Enhancing Hydrogen Embrittlement Resistance in Martensitic Steel through Partial Phase Transformation and Tempering

Abstract

Tempered martensite containing alloy carbide within the steel structure requires high-temperature tempering, posing a challenge for high-strength applications. In this study, to overcome such issues, a Partial Phase Transformation and Tempering (PPTT) heat treatment method utilizing the transformation bay phenomenon occurring in steel with a large addition of carbide-forming elements was proposed. The effect of this heat treatment method was proven through dilatometer experiments and microstructure observations.
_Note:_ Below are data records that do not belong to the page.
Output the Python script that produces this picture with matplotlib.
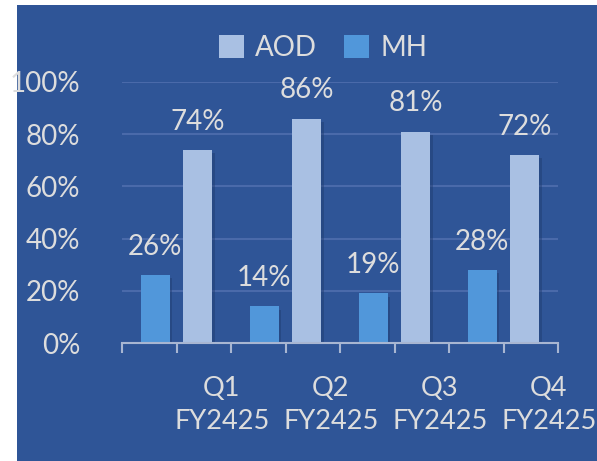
import matplotlib.pyplot as plt
import numpy as np
from matplotlib.patches import Rectangle

quarters = ['Q1\nFY2425', 'Q2\nFY2425', 'Q3\nFY2425', 'Q4\nFY2425']
mh = [26, 14, 19, 28]
aod = [74, 86, 81, 72]

bg = '#2F5597'
txt = '#DDDDDD'
fs = 20
plt.rcParams['font.family'] = ['Lato', 'DejaVu Sans']

fig = plt.figure(figsize=(5.97, 4.61), dpi=100, facecolor='white')
fig.patches.append(Rectangle((17 / 597, 0), 1, 456 / 461, transform=fig.transFigure,
                             facecolor=bg, edgecolor='none', zorder=-10))
ax = fig.add_axes([122 / 597, 1 - 343 / 461, 436 / 597, 261 / 461])
ax.set_facecolor(bg)

x = np.arange(len(quarters))
w = 0.266
off = 0.197
# soft shadows behind the bars
ax.bar(x - off + 0.025, mh, w, bottom=-1.2, color='#1F3B6E', alpha=0.45, zorder=1)
ax.bar(x + off + 0.025, aod, w, bottom=-1.2, color='#1F3B6E', alpha=0.45, zorder=1)
b1 = ax.bar(x - off, mh, w, color='#5197DA', label='MH', zorder=2)
b2 = ax.bar(x + off, aod, w, color='#A9C0E3', label='AOD', zorder=2)

for bars, vals in ((b1, mh), (b2, aod)):
    for r, v in zip(bars, vals):
        ax.annotate(f'{v}%', (r.get_x() + r.get_width() / 2, v), xytext=(0, 11),
                    textcoords='offset points', ha='center', va='bottom',
                    color=txt, fontsize=fs, annotation_clip=False)

ax.set_xlim(-0.5, 3.5)
ax.set_ylim(0, 100)
ax.set_yticks([0, 20, 40, 60, 80, 100])
ax.set_yticklabels([f'{t}%' for t in [0, 20, 40, 60, 80, 100]])
ax.grid(axis='y', color='#4A6AAA', linewidth=1.5)
ax.set_axisbelow(True)
for s in ['top', 'right', 'left']:
    ax.spines[s].set_visible(False)
ax.spines['bottom'].set_color('#A8B6D2')
ax.spines['bottom'].set_linewidth(1.5)
ax.spines['bottom'].set_zorder(3)

ax.set_xticks(x + 0.415)
ax.set_xticklabels(quarters, linespacing=1.4)
ax.set_xticks(np.arange(-0.5, 3.6, 0.5), minor=True)
ax.tick_params(axis='x', which='major', length=0, pad=24, labelsize=19.5, labelcolor=txt)
ax.tick_params(axis='x', which='minor', length=7, width=1.5, color='#A8B6D2')
ax.tick_params(axis='y', length=0, pad=30, labelsize=fs, labelcolor=txt)

h, l = ax.get_legend_handles_labels()
fig.legend(h[::-1], l[::-1], loc='center', bbox_to_anchor=(323 / 597, 1 - 48 / 461),
           ncol=2, frameon=False, fontsize=fs, labelcolor=txt, handlelength=0.9,
           handleheight=0.9, handletextpad=0.4, columnspacing=1.0)

fig.savefig('out.png', dpi=100, facecolor='white')
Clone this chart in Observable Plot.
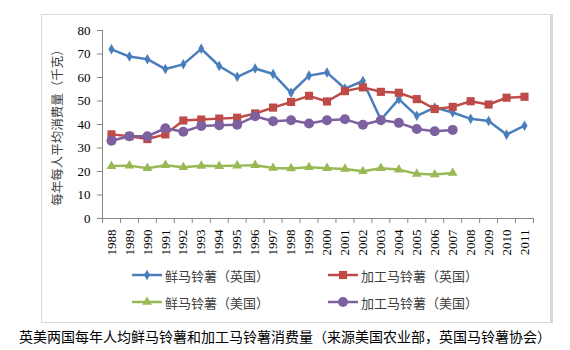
<!DOCTYPE html>
<html><head><meta charset="utf-8">
<script src="https://cdn.jsdelivr.net/npm/d3@7"></script>
<script src="https://cdn.jsdelivr.net/npm/@observablehq/plot@0.6"></script>
<style>
body{margin:0;background:#fff;}
#wrap{position:relative;width:570px;height:350px;overflow:hidden;font-family:"Noto Sans CJK SC","Noto Sans",sans-serif;}
#frame{position:absolute;left:41px;top:14px;width:508px;height:307px;border:1px solid #d9d9d9;box-shadow:2px 0 0 #d9d9d9;}
#chart{position:absolute;left:0;top:0;}
#chart svg text{font-family:"Liberation Serif","Times New Roman",serif !important;}
#chart svg g[aria-label="text"] text{font-family:"Noto Sans CJK SC",sans-serif !important;}
.leg{position:absolute;display:flex;align-items:center;font-size:13px;color:#404040;white-space:nowrap;}
.leg svg{margin-right:3px;}
#caption{position:absolute;left:0;top:326px;width:570px;text-align:center;font-size:14px;color:#000;}
</style></head>
<body><div id="wrap"><div id="frame"></div><div id="chart"></div><div id="legend"></div>
<div id="caption">英美两国每年人均鲜马铃薯和加工马铃薯消费量（来源美国农业部，英国马铃薯协会）</div></div>
<script>
const years = [1988,1989,1990,1991,1992,1993,1994,1995,1996,1997,1998,1999,2000,2001,2002,2003,2004,2005,2006,2007,2008,2009,2010,2011];
const freshUK = [72.0,68.9,67.8,63.6,65.6,72.2,64.9,60.3,63.8,61.5,53.5,60.8,62.1,55.3,58.5,42.0,50.8,43.7,47.2,45.1,42.4,41.5,35.7,39.5];
const processedUK = [35.8,35.0,33.8,35.8,41.7,42.1,42.5,42.9,44.7,47.2,49.6,52.2,49.8,54.2,55.8,53.9,53.5,50.8,46.6,47.5,49.9,48.5,51.4,51.8];
const freshUS = [22.3,22.5,21.4,22.7,21.8,22.4,22.3,22.5,22.7,21.5,21.3,21.8,21.4,21.1,20.1,21.4,20.8,19.0,18.7,19.4];
const processedUS = [33.1,35.0,35.0,38.4,36.9,39.4,39.7,39.9,43.5,41.4,41.8,40.4,41.8,42.2,39.9,41.8,40.7,38.1,37.1,37.7];
const seriesNames = ["鲜马铃薯（英国）","加工马铃薯（英国）","鲜马铃薯（美国）","加工马铃薯（美国）"];
const yTicks = [0,10,20,30,40,50,60,70,80];
const yLabel = "每年每人平均消费量（千克）";

const series = [
  {name: seriesNames[0], values: freshUK, color: "#4a7ebb", symbol: "diamond", r: 3.2},
  {name: seriesNames[1], values: processedUK, color: "#be4b48", symbol: "square", r: 4.6},
  {name: seriesNames[2], values: freshUS, color: "#98b954", symbol: "triangle", r: 3.6},
  {name: seriesNames[3], values: processedUS, color: "#7d60a0", symbol: "circle", r: 5}
];
const rows = series.map(s => s.values.map((v, i) => ({year: years[i], value: v, series: s.name})));
const bounds = [years[0] - 0.5, ...years.map(y => y + 0.5)];
const serif = "Liberation Serif";

const marks = [
  Plot.ruleY([0], {stroke: "#868686", strokeWidth: 1}),
  Plot.ruleX([bounds[0]], {y1: 0, y2: 80, stroke: "#868686", strokeWidth: 1}),
  Plot.axisY({ticks: yTicks, tickSize: 5, tickPadding: 7, label: null, stroke: "#868686", fill: "#000", fontSize: 13, fontFamily: serif}),
  Plot.axisX({ticks: bounds, tickSize: 5, tickFormat: () => "", label: null, stroke: "#868686"}),
  Plot.axisX({ticks: years, tickSize: 0, tickPadding: 11, tickRotate: -90, tickFormat: d => String(d), label: null, fill: "#000", fontSize: 13, fontFamily: serif}),
  Plot.text([yLabel], {frameAnchor: "left", textAnchor: "middle", dx: -45, rotate: -90, fontSize: 12.5, fill: "#404040", fontFamily: "Noto Sans CJK SC"})
];
series.forEach((s, k) => {
  marks.push(Plot.line(rows[k], {x: "year", y: "value", stroke: s.color, strokeWidth: 2.5}));
  marks.push(Plot.dot(rows[k], {x: "year", y: "value", fill: s.color, symbol: s.symbol, r: s.r, stroke: null}));
});

const chart = Plot.plot({
  width: 570, height: 266,
  marginTop: 30, marginBottom: 48, marginLeft: 102, marginRight: 37,
  style: {fontSize: "13px", background: "transparent"},
  x: {type: "linear", domain: [bounds[0], bounds[bounds.length - 1]]},
  y: {domain: [0, 80]},
  marks
});
document.getElementById("chart").append(chart);

// legend
const legPos = [[132, 275], [328, 275], [132, 302], [328, 302]];
const legend = document.getElementById("legend");
series.forEach((s, k) => {
  const div = document.createElement("div");
  div.className = "leg";
  div.style.left = legPos[k][0] + "px";
  div.style.top = (legPos[k][1] - 10) + "px";
  const sym = d3.symbol().type({diamond: d3.symbolDiamond, square: d3.symbolSquare, triangle: d3.symbolTriangle, circle: d3.symbolCircle}[s.symbol]).size(Math.PI * s.r * s.r)();
  div.innerHTML = `<svg width="30" height="20"><line x1="0" x2="30" y1="10" y2="10" stroke="${s.color}" stroke-width="2.5"/><path d="${sym}" transform="translate(15,10)" fill="${s.color}"/></svg><span>${s.name}</span>`;
  legend.append(div);
});
</script></body></html>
We confirmed that, given sufficiently fast cooling and heating rates, it is possible to create a structure combining Heavily Tempered Microstructure (HTM) that contain alloy carbide inside its structure and Low-temperature Tempered Martensite (LTM) with high strength using conventional steel composition through PPTT heat treatment. The resulting structure showed higher hydrogen embrittlement resistance than conventional tempered martensite when the HTM ratio was around 20%. To investigate investigate the mechanisms of enhancement of hydrogen embrittlement resistance, we performed thermal desorption analysis (TDA) and permeation tests, and identified that the alloy carbide contained in the HTM structure was the major cause. Furthermore, we studied the changes in HTM + LTM microstructure and its effect on hydrogen embrittlement resistance. Results showed that the lower the strength of LTM in the steel, the better the hydrogen embrittlement resistance at high hydrogen levels. Significant differences in HTM morphology were observed depending on the method of HTM creation (quenching vs. austempering). It was also found that the hydrogen trapped in HTM was not simply proportional to the HTM fraction but was greatly affected by morphology. This revealed that a microstructure with a small aspect ratio is advantageous to maximize the enhancement of hydrogen embrittlement resistance by HTM. This PPTT heat treatment concept was applied to fastener steel, and the alloying elements (Cu in this study) was adjusted for additional hydrogen trapping effects. As a result, we were able to produce steel with about twice the hydrogen embrittlement resistance under the same hydrogen injection conditions without a decrease in tensile strength. We proposed a factor, weakly trapped H content per prior austenite grain boundary, to explain this strength improvement.